De hoogbegaafde leerling die het goed doet op school is vaak in staat ook een HBO of universitaire studie aan te gaan en af te ronden. De kans dat je daar je ontwikkelingsgelijken tegenkomt is dan relatief iets groter, maar net als in de kindertijd beperkt. Ook komen deze mensen vaker terecht in een werkkring die past bij het denkvermogen en de talenten meer op waarde kan schatten. De hoogbegaafde die het niet redt op school, motivatie kwijtraakt, afstroomt of zelfs voortijdig de school verlaat, loopt de kans om ver onder zijn denkniveau in een baan terecht te komen. Omdat hij wel het inzicht en overzicht heeft in de processen en bijvoorbeeld uitspreekt dat zaken anders aangepakt zouden kunnen worden, kunnen collega’s of de chef hem of haar als een bedreiging of ergernis gaan ervaren.

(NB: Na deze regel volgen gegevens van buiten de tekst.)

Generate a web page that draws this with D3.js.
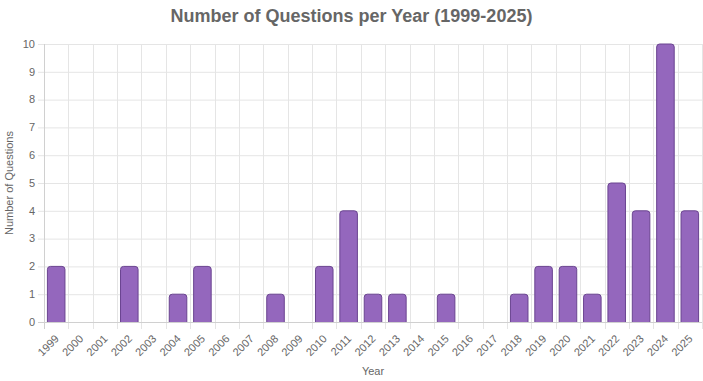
<!DOCTYPE html>
<html><head><meta charset="utf-8">
<script src="https://cdn.jsdelivr.net/npm/d3@7"></script>
<style>body{margin:0;background:#fff;} svg{display:block;font-family:"Liberation Sans",Arial,Helvetica,sans-serif;}</style>
</head><body>
<svg id="c" width="703" height="381"></svg>
<script>
const years = ["1999","2000","2001","2002","2003","2004","2005","2006","2007","2008","2009","2010","2011","2012","2013","2014","2015","2016","2017","2018","2019","2020","2021","2022","2023","2024","2025"];
const counts = [2,0,0,2,0,1,2,0,0,1,0,2,4,1,1,0,1,0,0,1,2,2,1,5,4,10,4];
const yTicks = [0,1,2,3,4,5,6,7,8,9,10];

const svg = d3.select("#c");
const L = 44, R = 702, T = 44, B = 322;
const x = d3.scaleBand().domain(years).range([L, R]).paddingInner(0).paddingOuter(0);
const y = d3.scaleLinear().domain([0, 10]).range([B, T]);
const grid = "#e5e5e5", txt = "#666";

// horizontal grid
svg.append("g").selectAll("line").data(yTicks).join("line")
  .attr("x1", L - 6).attr("x2", R).attr("y1", d => y(d) + 0.5).attr("y2", d => y(d) + 0.5)
  .attr("stroke", grid).attr("stroke-width", 1);
// vertical grid at category boundaries
const bounds = years.map(d => x(d)).concat([R]);
svg.append("g").selectAll("line").data(bounds).join("line")
  .attr("x1", d => Math.round(d) + 0.5).attr("x2", d => Math.round(d) + 0.5)
  .attr("y1", T).attr("y2", B + 7)
  .attr("stroke", grid).attr("stroke-width", 1);
// axis lines
svg.append("line").attr("x1", L + 0.5).attr("x2", L + 0.5).attr("y1", T).attr("y2", B + 7).attr("stroke", "#d0d0d0");
svg.append("line").attr("x1", L - 6).attr("x2", R).attr("y1", B + 0.5).attr("y2", B + 0.5).attr("stroke", "#d0d0d0");

// y tick labels
svg.append("g").selectAll("text").data(yTicks).join("text")
  .attr("x", L - 9).attr("y", d => y(d)).attr("dy", "0.35em")
  .attr("text-anchor", "end").attr("font-size", 11).attr("fill", txt).text(d => d);

// x tick labels
svg.append("g").selectAll("text").data(years).join("text")
  .attr("transform", d => `translate(${x(d) + x.bandwidth() / 2 - 2},${B + 12}) rotate(-45)`)
  .attr("text-anchor", "end").attr("dy", "0.7em").attr("font-size", 11).attr("fill", txt).text(d => d);

// bars
const bw = x.bandwidth() * 0.72;
const r = 3;
function barPath(x0, y0, w, h) {
  if (h <= 0) return "";
  const rr = Math.min(r, h, w / 2);
  return `M${x0},${y0 + h}V${y0 + rr}Q${x0},${y0} ${x0 + rr},${y0}H${x0 + w - rr}Q${x0 + w},${y0} ${x0 + w},${y0 + rr}V${y0 + h}`;
}
const data = years.map((d, i) => ({ year: d, v: counts[i] }));
svg.append("g").selectAll("path").data(data.filter(d => d.v > 0)).join("path")
  .attr("d", d => {
    const x0 = x(d.year) + (x.bandwidth() - bw) / 2;
    return barPath(x0, y(d.v), bw, y(0) - y(d.v)) ;
  })
  .attr("fill", "#9467bd").attr("stroke", "#6a4490").attr("stroke-width", 1);

// title
svg.append("text").attr("x", 351.5).attr("y", 22).attr("text-anchor", "middle")
  .attr("font-size", 18).attr("font-weight", "bold").attr("fill", txt)
  .text("Number of Questions per Year (1999-2025)");
// axis titles
svg.append("text").attr("transform", `translate(13,${(T + B) / 2}) rotate(-90)`)
  .attr("text-anchor", "middle").attr("font-size", 11).attr("fill", txt).text("Number of Questions");
svg.append("text").attr("x", (L + R) / 2).attr("y", 375).attr("text-anchor", "middle")
  .attr("font-size", 11).attr("fill", txt).text("Year");
</script>
</body></html>
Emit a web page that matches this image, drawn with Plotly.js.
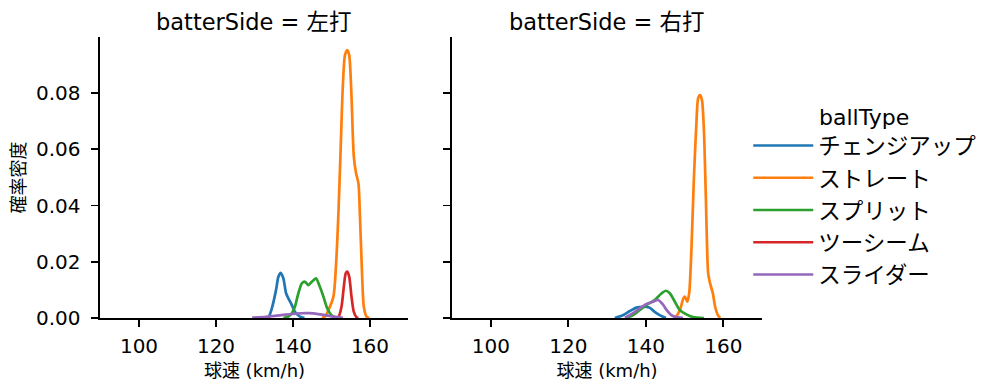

Ook verveelt de hoogbegaafde zich snel in een dergelijke werkkring en zal mogelijk vaak van baan veranderen zonder ergens echt te kunnen aarden en groeien.

Veel hoogbegaafden die er op latere leeftijd achter komen dat zij een IQ >130 hebben, ervaren eerst een soort rouwperiode: ‘Wat zou er allemaal anders gegaan zijn als ik het geweten had?’. Daarna komt de vraag: ‘En nu?’ Bijstellen van je zelfbeeld en zelfacceptatie volgt in de weken, maanden, soms jaren daarna. Sommigen besluiten alsnog te gaan studeren, en lopen vervolgens opnieuw tegen dezelfde leerproblemen aan: geen overzicht, een ‘start’probleem, uitstellen, niet kunnen onthouden van betekenisloze informatie, niet kunnen plannen. Omdat hoogbegaafden heel anders leren dan gemiddeld begaafde mensen kan het uitkomst bieden om dan toch nog ondersteuning te zoeken.

Ontwikkelingsgelijken

Hoogbegaafden vormen ongeveer 2% à 3% van de bevolking. Dat betekent dat je als hoogbegaafde niet gemakkelijk in contact komt met gelijkgestemden. En juist dit contact is zo belangrijk: merken dat er anderen zijn die net zoals jij denken, functioneren, jouw humor delen, reageren met “dat heb ik ook!” en niet je gehele uitleg met tussenstappen nodig hebben om je te kunnen volgen. Waar je mee kunt praten, lachen, debatteren, huilen, voluit kunt gaan, delen. Het vinden van ontwikkelingsgelijken is daarom belangrijk, ook voor volwassenen. Gelukkig is dat in het moderne tijdperk een stuk gemakkelijker dan het ooit was, er zijn inmiddels vele mogelijkheden elkaar ‘op te zoeken’. Ook voor (jong)volwassenen worden vanuit verschillende organisaties bijeenkomsten georganiseerd om contact te leggen, jezelf nader te informeren of je vragen te kunnen stellen (bijv. IHBV, Mensa Nederland, Choochem).

Intelligentieonderzoek

Voor volwassenen is de noodzaak tot intelligentieonderzoek soms minder groot; immers, het is niet nodig als toelatingsexamen voor aangepast onderwijs, of als ‘bewijsmateriaal’ voor op school of in zorg. Wanneer u echter zelf een beeld wilt hebben van uw intelligentie, uw sterke en relatief minder sterke kanten en de manier waarop u denkt en informatie verwerkt, geeft dit wel veel inzicht. Het kan u steunen in het durven accepteren en uitspreken van eigen begaafdheid, en ook een vertrekpunt bieden bij het aangaan van nieuwe uitdagingen: een studie, andere baan of thema in de persoonlijkheidsontwikkeling.